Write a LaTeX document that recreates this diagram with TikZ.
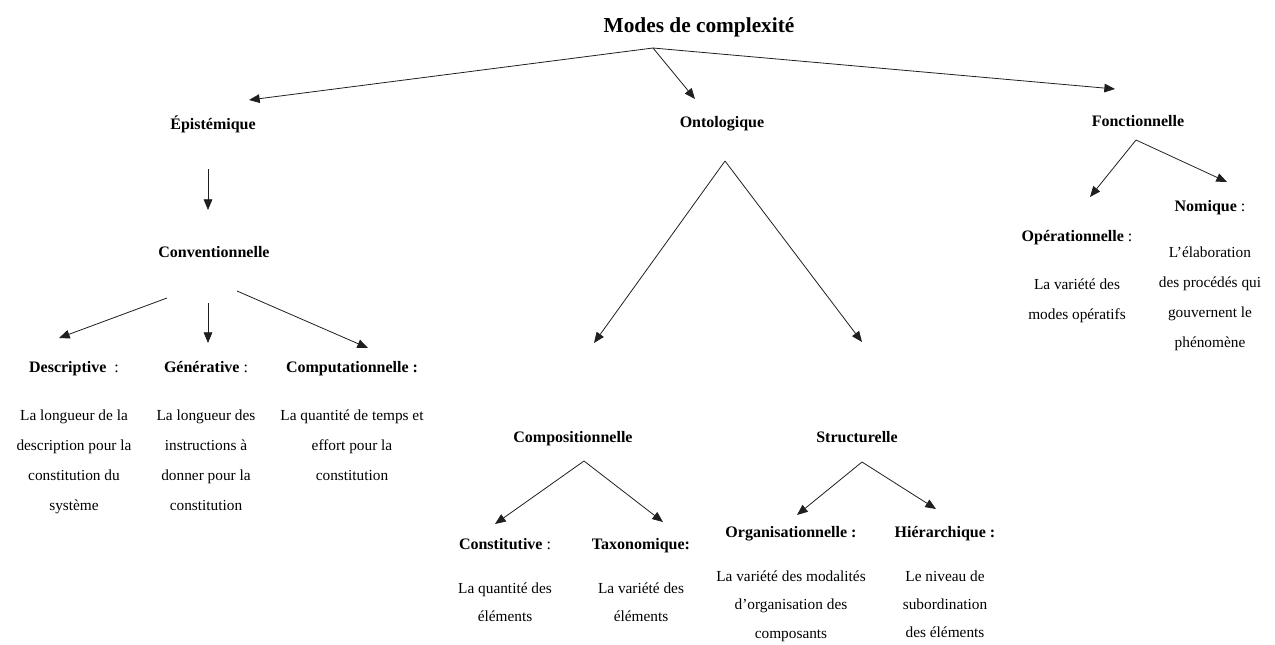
\documentclass[tikz,border=0pt]{standalone}
\usepackage{fontspec}
\setmainfont{Liberation Serif}
\usetikzlibrary{arrows.meta, positioning}
\definecolor{InkBlack}{gray}{0.12}
\tikzset{%
  title_label/.style={%
    font={\fontsize{16pt}{19pt}\selectfont\bfseries},%
    inner sep=0pt,%
  },
  mode_label/.style={%
    font={\fontsize{12pt}{14pt}\selectfont\bfseries},%
    inner sep=0pt,%
    text height=9pt,%
    text depth=3pt,%
  },
  mode_text/.style={%
    font={\fontsize{11.5pt}{22.5pt}\selectfont},%
    inner sep=0pt,%
    align=center,%
  },
  mode_text_tight/.style={%
    mode_text,%
    font={\fontsize{11.5pt}{21.3pt}\selectfont},%
  },
  tree_path/.style={%
    color=InkBlack,%
    line width=0.6pt,%
  },
  arrow/.style={-{Triangle[length=8pt, width=6.5pt]}},
}
\begin{document}
\begin{tikzpicture}[x=0.75pt, y=0.75pt]
  \useasboundingbox (0,0) rectangle (1275,-644);

  % top level
  \node [title_label] (Modes) at (699,-27) {Modes de complexité};
  \node [mode_label] (Epistemique) at (213,-125) {Épistémique};
  \node [mode_label] (Ontologique) at (722,-123) {Ontologique};
  \node [mode_label] (Fonctionnelle) at (1138,-122) {Fonctionnelle};

  % epistemic branch
  \node [mode_label] (Conventionnelle) at (214,-253) {Conventionnelle};
  \node [mode_label] (Descriptive) at (74,-368) {Descriptive\ \ \textmd{:}};
  \node [mode_label] (Generative) at (206,-368) {Générative \textmd{:}};
  \node [mode_label] (Computationnelle) at (352,-368) {Computationnelle :};
  \node [mode_text, below = 33 of Descriptive] (Descriptive_text)
    {La longueur de la\\description pour la\\constitution du\\système};
  \node [mode_text, below = 33 of Generative] (Generative_text)
    {La longueur des\\instructions à\\donner pour la\\constitution};
  \node [mode_text, below = 33 of Computationnelle] (Computationnelle_text)
    {La quantité de temps et\\effort pour la\\constitution};

  % ontological branch
  \node [mode_label] (Compositionnelle) at (573,-438) {Compositionnelle};
  \node [mode_label] (Structurelle) at (857,-438) {Structurelle};
  \node [mode_label] (Constitutive) at (505,-545) {Constitutive \textmd{:}};
  \node [mode_label] (Taxonomique) at (641,-545) {Taxonomique:};
  \node [mode_label] (Organisationnelle) at (791,-533) {Organisationnelle :};
  \node [mode_label] (Hierarchique) at (945,-533) {Hiérarchique :};
  \node [mode_text_tight, below = 29 of Constitutive] (Constitutive_text)
    {La quantité des\\éléments};
  \node [mode_text_tight, below = 29 of Taxonomique] (Taxonomique_text)
    {La variété des\\éléments};
  \node [mode_text_tight, below = 29 of Organisationnelle] (Organisationnelle_text)
    {La variété des modalités\\d’organisation des\\composants};
  \node [mode_text_tight, below = 29 of Hierarchique] (Hierarchique_text)
    {Le niveau de\\subordination\\des éléments};

  % functional branch
  \node [mode_label] (Operationnelle) at (1077,-237) {Opérationnelle \textmd{:}};
  \node [mode_label] (Nomique) at (1210,-207) {Nomique \textmd{:}};
  \node [mode_text, below = 33 of Operationnelle] (Operationnelle_text)
    {La variété des\\modes opératifs};
  \node [mode_text, below = 31 of Nomique] (Nomique_text)
    {L’élaboration\\des procédés qui\\gouvernent le\\phénomène};

  % arrow ends
  \coordinate (modes_fork) at (653,-48);
  \coordinate (epist_in) at (249,-100);
  \coordinate (onto_in) at (695,-99);
  \coordinate (fonct_in) at (1115,-89);
  \coordinate (epist_out) at (208,-169);
  \coordinate (conv_in) at (208,-210);
  \coordinate (conv_left) at (167,-298);
  \coordinate (conv_mid) at (208,-303);
  \coordinate (conv_right) at (237,-291);
  \coordinate (descr_in) at (59,-338);
  \coordinate (gener_in) at (208,-343);
  \coordinate (comput_in) at (368,-348);
  \coordinate (onto_fork) at (725,-161);
  \coordinate (compo_in) at (594,-343);
  \coordinate (struct_in) at (862,-342);
  \coordinate (compo_fork) at (584,-461);
  \coordinate (constit_in) at (495,-524);
  \coordinate (taxo_in) at (663,-522);
  \coordinate (struct_fork) at (862,-462);
  \coordinate (organ_in) at (797,-515);
  \coordinate (hier_in) at (936,-509);
  \coordinate (fonct_fork) at (1136,-140);
  \coordinate (operat_in) at (1090,-197);
  \coordinate (nomique_in) at (1227,-182);

  \draw [arrow, tree_path] (modes_fork) -- (epist_in);
  \draw [arrow, tree_path] (modes_fork) -- (onto_in);
  \draw [arrow, tree_path] (modes_fork) -- (fonct_in);
  \draw [arrow, tree_path] (epist_out) -- (conv_in);
  \draw [arrow, tree_path] (conv_left) -- (descr_in);
  \draw [arrow, tree_path] (conv_mid) -- (gener_in);
  \draw [arrow, tree_path] (conv_right) -- (comput_in);
  \draw [arrow, tree_path] (onto_fork) -- (compo_in);
  \draw [arrow, tree_path] (onto_fork) -- (struct_in);
  \draw [arrow, tree_path] (compo_fork) -- (constit_in);
  \draw [arrow, tree_path] (compo_fork) -- (taxo_in);
  \draw [arrow, tree_path] (struct_fork) -- (organ_in);
  \draw [arrow, tree_path] (struct_fork) -- (hier_in);
  \draw [arrow, tree_path] (fonct_fork) -- (operat_in);
  \draw [arrow, tree_path] (fonct_fork) -- (nomique_in);
\end{tikzpicture}
\end{document}
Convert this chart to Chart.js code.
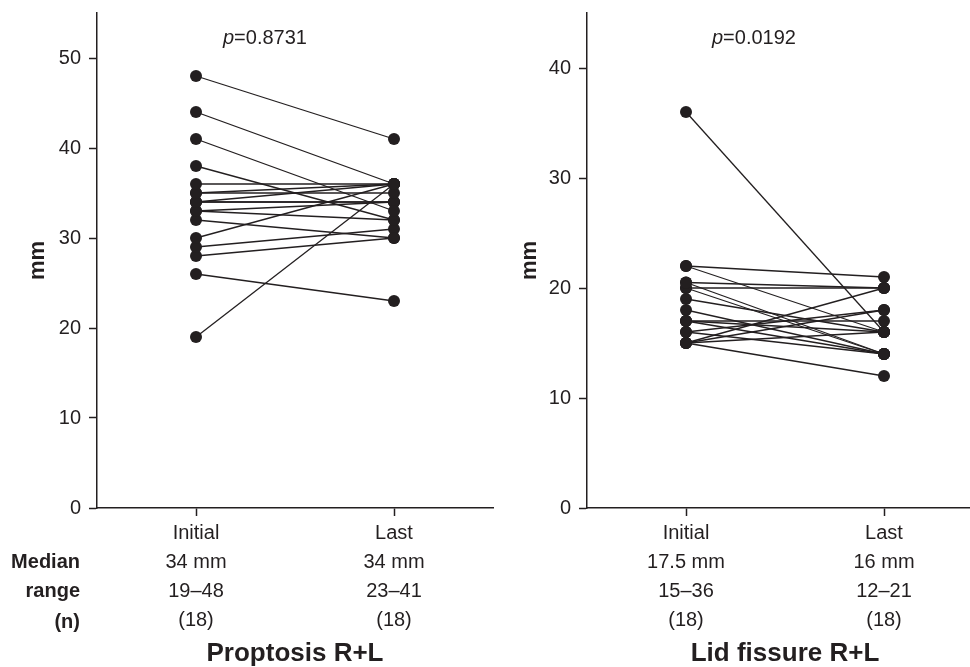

→ **SET EXERCISE**
Your task is to return the lines above, from the first one up to and including the line containing "quantité de temps", minus any pictures.

→ **ANSWER FOR THIS EXERCISE**
Write a LaTeX document that recreates this diagram with TikZ.
\documentclass[tikz,border=0pt]{standalone}
\usepackage{fontspec}
\setmainfont{Liberation Serif}
\usetikzlibrary{arrows.meta, positioning}
\definecolor{InkBlack}{gray}{0.12}
\tikzset{%
  title_label/.style={%
    font={\fontsize{16pt}{19pt}\selectfont\bfseries},%
    inner sep=0pt,%
  },
  mode_label/.style={%
    font={\fontsize{12pt}{14pt}\selectfont\bfseries},%
    inner sep=0pt,%
    text height=9pt,%
    text depth=3pt,%
  },
  mode_text/.style={%
    font={\fontsize{11.5pt}{22.5pt}\selectfont},%
    inner sep=0pt,%
    align=center,%
  },
  mode_text_tight/.style={%
    mode_text,%
    font={\fontsize{11.5pt}{21.3pt}\selectfont},%
  },
  tree_path/.style={%
    color=InkBlack,%
    line width=0.6pt,%
  },
  arrow/.style={-{Triangle[length=8pt, width=6.5pt]}},
}
\begin{document}
\begin{tikzpicture}[x=0.75pt, y=0.75pt]
  \useasboundingbox (0,0) rectangle (1275,-644);

  % top level
  \node [title_label] (Modes) at (699,-27) {Modes de complexité};
  \node [mode_label] (Epistemique) at (213,-125) {Épistémique};
  \node [mode_label] (Ontologique) at (722,-123) {Ontologique};
  \node [mode_label] (Fonctionnelle) at (1138,-122) {Fonctionnelle};

  % epistemic branch
  \node [mode_label] (Conventionnelle) at (214,-253) {Conventionnelle};
  \node [mode_label] (Descriptive) at (74,-368) {Descriptive\ \ \textmd{:}};
  \node [mode_label] (Generative) at (206,-368) {Générative \textmd{:}};
  \node [mode_label] (Computationnelle) at (352,-368) {Computationnelle :};
  \node [mode_text, below = 33 of Descriptive] (Descriptive_text)
    {La longueur de la\\description pour la\\constitution du\\système};
  \node [mode_text, below = 33 of Generative] (Generative_text)
    {La longueur des\\instructions à\\donner pour la\\constitution};
  \node [mode_text, below = 33 of Computationnelle] (Computationnelle_text)
    {La quantité de temps et\\effort pour la\\constitution};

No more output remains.